Autophagy in the Context of Immune System Aging

Autophagy is the name given to a collection of cellular maintenance processes that identify and break down worn and unwanted proteins and structures in the cell. More efficient autophagy in principle produces better cell and tissue function, and, over the long term, slower aging. A sizable portion of the research community is interested in autophagy in the context of aging, but outside the development of calorie restriction mimetic drugs, few groups are working towards therapies intended to upregulate autophagy in a targeted fashion. A program in the Life Biosciences portfolio is one of the limited number of examples.

The ability of calorie restriction to lengthen healthy life in short-lived species is largely the reason that autophagy became interesting, though many approaches that slow aging in animal studies are characterized by upregulation of autophagy. In the case of calorie restriction, extension of life span depends on the correct operation of autophagy. A good number of studies provide other evidence that points to improved autophagy as the primary cause of health and longevity benefits resulting from a reduced calorie intake.

One of the many benefits produced by calorie restriction, and calorie restriction mimetics capable of upregulating autophagy, is a slowed decline of the immune system in later life. With this in mind, today's open access paper discusses the relationship between autophagy and immune aging. As in other considerations of autophagy, it is plausible that the more important portion of autophagic activity is the removal of worn and damaged mitochondria, the selective autophagy known as mitophagy. Mitochondria decline in effectiveness with age, in large part due to faltering mitophagy. This has detrimental effects throughout the body that include altered behaviors and capabilities of immune cells.

Autophagy takes it all - autophagy inducers target immune aging

Recently, a plethora of studies revealed that selective autophagy, in close association with immunometabolism, is key in modulating immunity and immune cell dynamics. In addition, autophagy is further involved in differentiation and proliferation of immune cells, although what exactly underlies molecular mechanisms remains partly elusive. Mounting evidence indicates that mitophagy, which encompasses selective degradation of damaged or excessive mitochondria, is an especially crucial regulator of innate immune cell function. Autophagy also prevents mitochondrial DNA escaping into the cytoplasm by maintaining mitochondrial homeostasis, which inhibits initiation of type I interferon signalling and, ultimately, inflammation. Furthermore, autophagy is essential for T cell immunity and its decline with age leads to immunosenescence.

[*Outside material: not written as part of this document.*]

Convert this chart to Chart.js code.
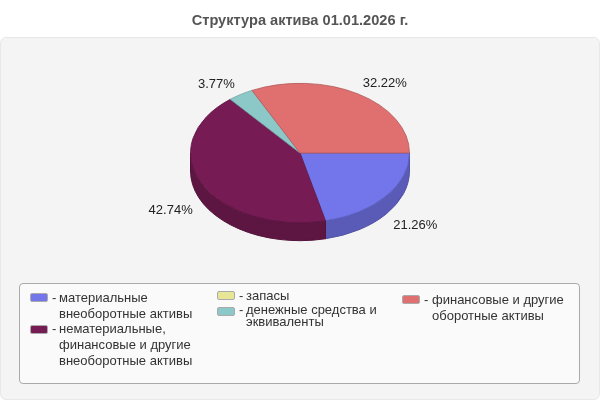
<!DOCTYPE html>
<html lang="ru">
<head>
<meta charset="utf-8">
<title>Структура актива</title>
<script src="https://cdn.jsdelivr.net/npm/chart.js@4/dist/chart.umd.min.js"></script>
<style>
    html, body { margin: 0; padding: 0; background: #fff; }
    body { position: relative; width: 600px; height: 400px; overflow: hidden; font-family: "Liberation Sans", Arial, sans-serif; }
    #panel { position: absolute; left: 0; top: 37px; width: 598px; height: 361px; background: #f4f4f4; border: 1px solid #e8e8e8; border-radius: 6px; }
    #legend { position: absolute; left: 19px; top: 283px; width: 559px; height: 99px; background: #fafafa; border: 1px solid #aaa; border-radius: 4px; }
    #chart { position: absolute; left: 0; top: 0; }
    .item { position: absolute; width: 140px; padding-left: 0; font-size: 13px; color: #333; }
    .swatch { position: absolute; width: 16px; height: 7px; border: 1px solid #aaa; border-radius: 2px; }
    .dash { position: absolute; }
</style>
</head>
<body>
<div id="panel"></div>
<div id="legend"></div>
<canvas id="chart" width="600" height="400"></canvas>
<script>
var chartTitle = 'Структура актива 01.01.2026 г.';
var categories = [
    'материальные внеоборотные активы',
    'запасы',
    'нематериальные, финансовые и другие внеоборотные активы',
    'денежные средства и эквиваленты',
    'финансовые и другие оборотные активы'
];
var shares = [21.26, 0, 42.74, 3.77, 32.22];
var sliceColors = ['#7375eb', '#e6e696', '#771b55', '#8cc8c8', '#e07070'];

// Legend cells, same order as categories.
var legendCells = [
    { left: 59, top: 290, line: 15.8, swatchTop: 293, swatchLeft: 30, dashLeft: 52 },
    { left: 246, top: 288, line: 15.8, swatchTop: 291, swatchLeft: 217, dashLeft: 239 },
    { left: 59, top: 321, line: 15.8, swatchTop: 325, swatchLeft: 30, dashLeft: 52 },
    { left: 246, top: 304, line: 12, swatchTop: 307, swatchLeft: 217, dashLeft: 239 },
    { left: 432, top: 292, line: 15.8, swatchTop: 295, swatchLeft: 402, dashLeft: 424 }
];

var SQUASH = 70 / 110;
var DEPTH = 18;

function shade(hex, k) {
    var n = parseInt(hex.slice(1), 16);
    var r = Math.round((n >> 16 & 255) * k);
    var g = Math.round((n >> 8 & 255) * k);
    var b = Math.round((n & 255) * k);
    return 'rgb(' + r + ',' + g + ',' + b + ')';
}

// Tilts the flat pie and gives it a side wall.
var tiltPlugin = {
    id: 'tilt',
    beforeDatasetsDraw: function (chart) {
        var ctx = chart.ctx;
        var arcs = chart.getDatasetMeta(0).data;
        ctx.save();
        arcs.forEach(function (arc, i) {
            var from = Math.max(arc.startAngle, 0);
            var to = Math.min(arc.endAngle, Math.PI);
            if (to <= from) {
                return;
            }
            var rx = arc.outerRadius;
            var ry = rx * SQUASH;
            ctx.beginPath();
            ctx.ellipse(arc.x, arc.y, rx, ry, 0, from, to);
            ctx.ellipse(arc.x, arc.y + DEPTH, rx, ry, 0, to, from, true);
            ctx.closePath();
            ctx.fillStyle = shade(sliceColors[i], 0.78);
            ctx.strokeStyle = shade(sliceColors[i], 0.7);
            ctx.lineWidth = 1;
            ctx.fill();
            ctx.stroke();
        });
        ctx.restore();

        var first = arcs[0];
        ctx.save();
        ctx.translate(first.x, first.y);
        ctx.scale(1, SQUASH);
        ctx.translate(-first.x, -first.y);
    },
    afterDatasetsDraw: function (chart) {
        var ctx = chart.ctx;
        ctx.restore();

        // Percent labels sit outside the ellipse, pushed out by their own width.
        ctx.save();
        ctx.font = '13px "Liberation Sans", Arial, sans-serif';
        ctx.fillStyle = '#222';
        ctx.textAlign = 'center';
        ctx.textBaseline = 'middle';
        chart.getDatasetMeta(0).data.forEach(function (arc, i) {
            if (!shares[i]) {
                return;
            }
            var mid = (arc.startAngle + arc.endAngle) / 2;
            var cos = Math.cos(mid);
            var sin = Math.sin(mid);
            var text = shares[i].toFixed(2) + '%';
            var half = ctx.measureText(text).width / 2;
            var x = arc.x - 0.5 + cos * arc.outerRadius * 1.09 + (cos > 0 ? half : -half);
            var y = arc.y + 2 + sin * 84 + (sin > 0 ? DEPTH : 0);
            ctx.fillText(text, x, y);
        });
        ctx.restore();
    }
};

new Chart(document.getElementById('chart'), {
    type: 'pie',
    data: {
        labels: categories,
        datasets: [{
            data: shares,
            backgroundColor: sliceColors,
            borderColor: sliceColors.map(function (c) { return shade(c, 0.8); }),
            borderWidth: 1
        }]
    },
    options: {
        responsive: false,
        animation: false,
        rotation: 90,
        devicePixelRatio: 1,
        layout: { padding: { left: 190, right: 190, top: 0, bottom: 137 } },
        plugins: {
            legend: { display: false },
            tooltip: { enabled: false },
            title: {
                display: true,
                text: chartTitle,
                color: '#555',
                font: { family: '"Liberation Sans", Arial, sans-serif', size: 14.6, weight: 'bold', lineHeight: 1.2 },
                padding: { top: 12, bottom: 13.5 }
            }
        }
    },
    plugins: [tiltPlugin]
});

// Legend is plain html, three uneven columns.
categories.forEach(function (name, i) {
    var cell = legendCells[i];
    var swatch = document.createElement('div');
    swatch.className = 'swatch';
    swatch.style.left = cell.swatchLeft + 'px';
    swatch.style.top = cell.swatchTop + 'px';
    swatch.style.background = sliceColors[i];
    document.body.appendChild(swatch);

    var dash = document.createElement('div');
    dash.className = 'item dash';
    dash.style.left = cell.dashLeft + 'px';
    dash.style.top = cell.top + 'px';
    dash.style.width = '6px';
    dash.style.lineHeight = cell.line + 'px';
    dash.textContent = '-';
    document.body.appendChild(dash);

    var item = document.createElement('div');
    item.className = 'item';
    item.style.left = cell.left + 'px';
    item.style.top = cell.top + 'px';
    item.style.lineHeight = cell.line + 'px';
    item.textContent = name;
    document.body.appendChild(item);
});
</script>
</body>
</html>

During the last two decades, several trailblazing studies have suggested that innate and adaptive immunity are key to fight not only infectious diseases but also non-communicable diseases including typical age-related conditions, such as cancer. Considering that autophagy facilitates adaptive immune cell activation and differentiation, and partially reverses systemic immunosenescence via modulating T cell immunity, clinical implementation of autophagy inducers provides high therapeutic potential.

Drug discovery has identified numerous small compounds that can reverse age-associated effects via autophagy. These have been suggested to extend median and maximal lifespan, underpinned by in vivo and in vitro data obtained in various animal models. Importantly, lifestyle and nutrition, particularly exercise and dietary restriction enhance the autophagy pathway. Several repurposed and already FDA-approved drugs that either inhibit mTORC1 or activate AMPK have recently gained considerable attention as promising immunoprotective interventions that could be translated into clinic within the next decade. Here, we focus on the three most-promising drugs (rapamycin, metformin, and spermadine) and on dietary restriction as a lifestyle change.